Gérard Noiriel en 9 dates

  • 1950 Naissance à Nancy
  • 1979 Professeur d’histoire à Longwy, il participe à la radio libre de la CGT, Lorraine Cœur d’Acier, durant les grèves de la sidérurgie
  • 1982 Thèse sur les ouvriers sidérurgistes du bassin de Longwy-Villerupt
  • 1985 Dirige le DEA de sciences sociales de l’École normale supérieure/EHESS
  • 1988 Publie Le Creuset français, ouvrage pionnier de l’histoire de l’immigration
  • 1994 Directeur de recherche à l’EHESS
  • 2005 Cofondateur du Comité de vigilance face aux usages publics de l’Histoire
  • 2007 Démissionne du comité scientifique de la Cité de l’immigration après la création du ministère de l’Identité nationale et de l’Immigration
  • 2018 Parution, en septembre, d’Une histoire populaire de la France, peu avant le début du mouvement des « gilets jaunes »

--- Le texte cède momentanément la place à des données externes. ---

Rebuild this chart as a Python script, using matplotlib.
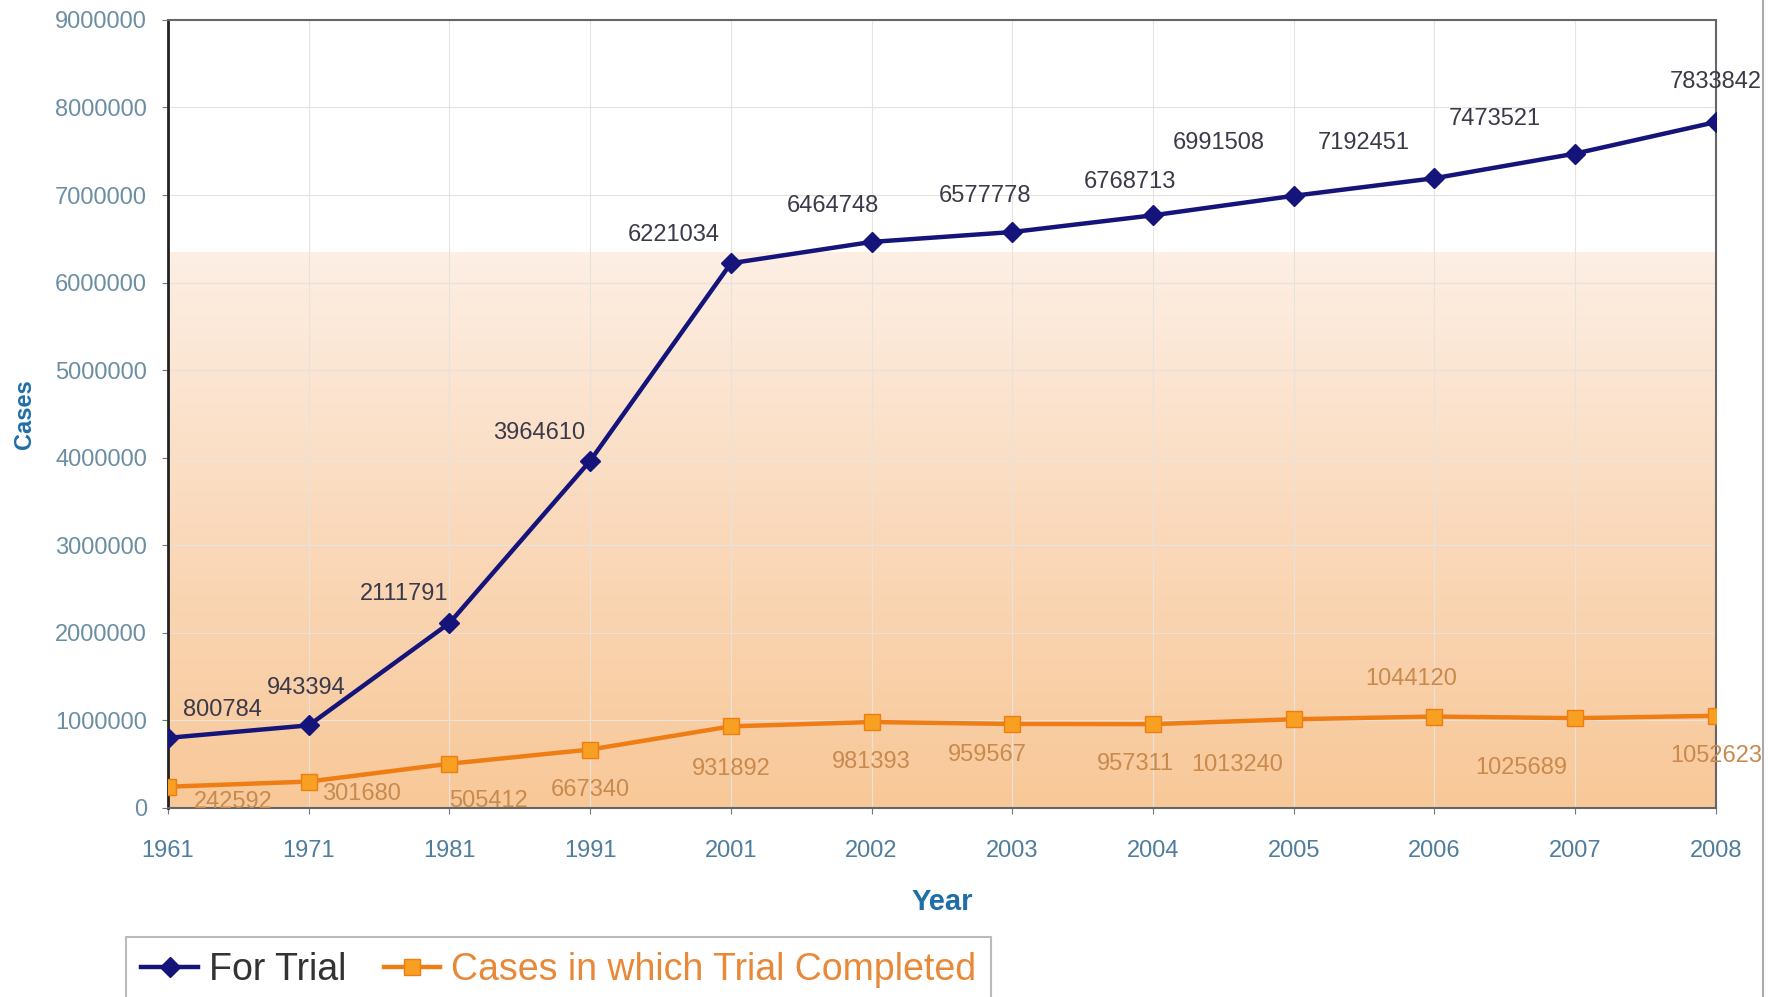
import numpy as np
import matplotlib
matplotlib.use("Agg")
import matplotlib.pyplot as plt
from matplotlib.colors import LinearSegmentedColormap
from matplotlib.lines import Line2D

years = ["1961", "1971", "1981", "1991", "2001", "2002", "2003",
         "2004", "2005", "2006", "2007", "2008"]
for_trial = [800784, 943394, 2111791, 3964610, 6221034, 6464748, 6577778,
             6768713, 6991508, 7192451, 7473521, 7833842]
completed = [242592, 301680, 505412, 667340, 931892, 981393, 959567,
             957311, 1013240, 1044120, 1025689, 1052623]

# label offsets (points) picked to sit like the original
trial_off = [(39, 20), (-2, 27), (-33, 21), (-37, 20), (-41, 20), (-28, 26),
             (-20, 26), (-17, 24), (-54, 38), (-51, 25), (-58, 25), (0, 29)]
comp_off = [(47, -11), (38, -9), (28, -27), (0, -29), (0, -31), (0, -29),
            (-18, -22), (-13, -29), (-41, -33), (-17, 27), (-39, -36), (0, -29)]

NAVY = "#14147a"
ORANGE = "#ee7d14"
FONT = ["Liberation Sans", "DejaVu Sans"]

fig = plt.figure(figsize=(17.8, 9.97), dpi=100)
ax = fig.add_axes([0.0944, 0.1896, 0.8696, 0.7904])

x = np.arange(len(years))
ax.set_xlim(0, len(years) - 1)
ax.set_ylim(0, 9000000)

# peach gradient background (white above ~6.35M)
cmap = LinearSegmentedColormap.from_list("peach", ["#f8c898", "#fad9bb", "#fdefe4"])
grad = np.linspace(0, 1, 256).reshape(-1, 1)
ax.imshow(grad, extent=[0, len(years) - 1, 0, 6350000], origin="lower",
          aspect="auto", cmap=cmap, zorder=0)

ax.grid(True, color="#e8e2dc", linewidth=0.8, zorder=1)
ax.set_axisbelow(True)

ax.plot(x, for_trial, color=NAVY, linewidth=3.2, marker="D", markersize=10,
        markerfacecolor=NAVY, markeredgecolor=NAVY, zorder=4)
ax.plot(x, completed, color=ORANGE, linewidth=3.2, marker="s", markersize=12,
        markerfacecolor="#f7a021", markeredgecolor=ORANGE, zorder=4)

for i in range(len(years)):
    ax.annotate(str(for_trial[i]), (x[i], for_trial[i]), xytext=trial_off[i],
                textcoords="offset points", ha="center", va="center",
                fontsize=17, color="#3a3a4a", family=FONT, zorder=5,
                annotation_clip=False)
    ax.annotate(str(completed[i]), (x[i], completed[i]), xytext=comp_off[i],
                textcoords="offset points", ha="center", va="center",
                fontsize=17, color="#c98a4e", family=FONT, zorder=5,
                annotation_clip=False)

ax.set_xticks(x)
ax.set_xticklabels(years, family=FONT, fontsize=17, color="#4f7d9c")
yt = np.arange(0, 9000001, 1000000)
ax.set_yticks(yt)
ax.set_yticklabels([str(v) for v in yt], family=FONT, fontsize=17, color="#6c8ea3")
ax.tick_params(length=4, color="#777777")
ax.tick_params(axis="x", pad=19)
ax.tick_params(axis="y", pad=11)

for s in ax.spines.values():
    s.set_color("#666666")
    s.set_linewidth(1.5)
ax.spines["left"].set_color("#222222")
ax.spines["left"].set_linewidth(2)

ax.set_xlabel("Year", fontsize=21, fontweight="bold", color="#1f6ea8",
              family=FONT, labelpad=19)
ax.set_ylabel("Cases", fontsize=17, fontweight="bold", color="#1f6ea8",
              family=FONT, labelpad=14)

handles = [
    Line2D([], [], color=NAVY, linewidth=3.2, marker="D", markersize=10),
    Line2D([], [], color=ORANGE, linewidth=3.2, marker="s", markersize=12,
           markerfacecolor="#f7a021", markeredgecolor=ORANGE),
]
leg = fig.legend(handles, ["For Trial", "Cases in which Trial Completed"],
                 loc="upper left", bbox_to_anchor=(0.071, 0.06), ncol=2,
                 borderaxespad=0, frameon=True, fancybox=False,
                 edgecolor="#aaaaaa", handlelength=1.5, handletextpad=0.3,
                 columnspacing=1.0, borderpad=0.4,
                 prop={"family": FONT, "size": 27})
leg.get_frame().set_linewidth(1.5)
leg.get_texts()[0].set_color("#333333")
leg.get_texts()[1].set_color("#e8893a")

fig.add_artist(Line2D([0.9905, 0.9905], [0, 1], color="#aaaaaa", linewidth=1.5))

fig.savefig("out.png", dpi=100)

Comment vous sentez-vous appartenir au peuple ?

Gérard Noiriel : Je peux partir de l’évidence que je vis tous les jours : je ne me sens pas du même monde que celui dans lequel j’évolue aujourd’hui. Ma mère venait d’une famille d’ouvriers paysans vosgiens. Mon grand-père était étameur, ma mère a exercé ce métier, elle a été aussi brodeuse, bonne à Paris… C’est surtout elle qui nous a transmis les valeurs des classes populaires : le sens de la dignité, ne pas vouloir ressembler à plus riche que soi. Mon père, lui, était un déclassé. Ses parents représentaient plutôt la petite bourgeoisie ascendante. Ma grand-mère et ma tante étaient institutrices. Mon grand-père, issu d’une famille de paysans pauvres, a gravi les échelons dans l’armée pour devenir officier… mais sous Vichy. Ce qui lui a valu d’être condamné pour collaboration en 1945, jugement finalement annulé. Mais cette mise en cause a été un traumatisme pour toute la famille, et pour mon père en particulier. Il a été envoyé par ses parents à l’école des mousses de la Marine, à Brest. Là, il a appris le métier de radio, mais il a surtout appris à boire. Il a retrouvé ensuite un emploi en Alsace comme radio au bureau chargé d’écouter l’Union soviétique dans les années 1950. Il est resté toute sa vie au bas de l’échelle, de plus en plus sous l’emprise de l’alcool, et il en est mort. J’ai été profondément marqué par sa violence à l’égard de ma mère. J’en ai été moi-même victime en tant qu’aîné de sept enfants. Tout ceci explique que je n’aie pas une vision idéalisée des classes populaires ! Notre famille était considérée comme un cas social dans un univers alsacien assez bourgeois. Ajoutez que nous ne parlions pas l’alsacien et que mes parents étaient athées. Dans une école publique sous le régime du Concordat, avec enseignement religieux, nous étions pratiquement des immigrés !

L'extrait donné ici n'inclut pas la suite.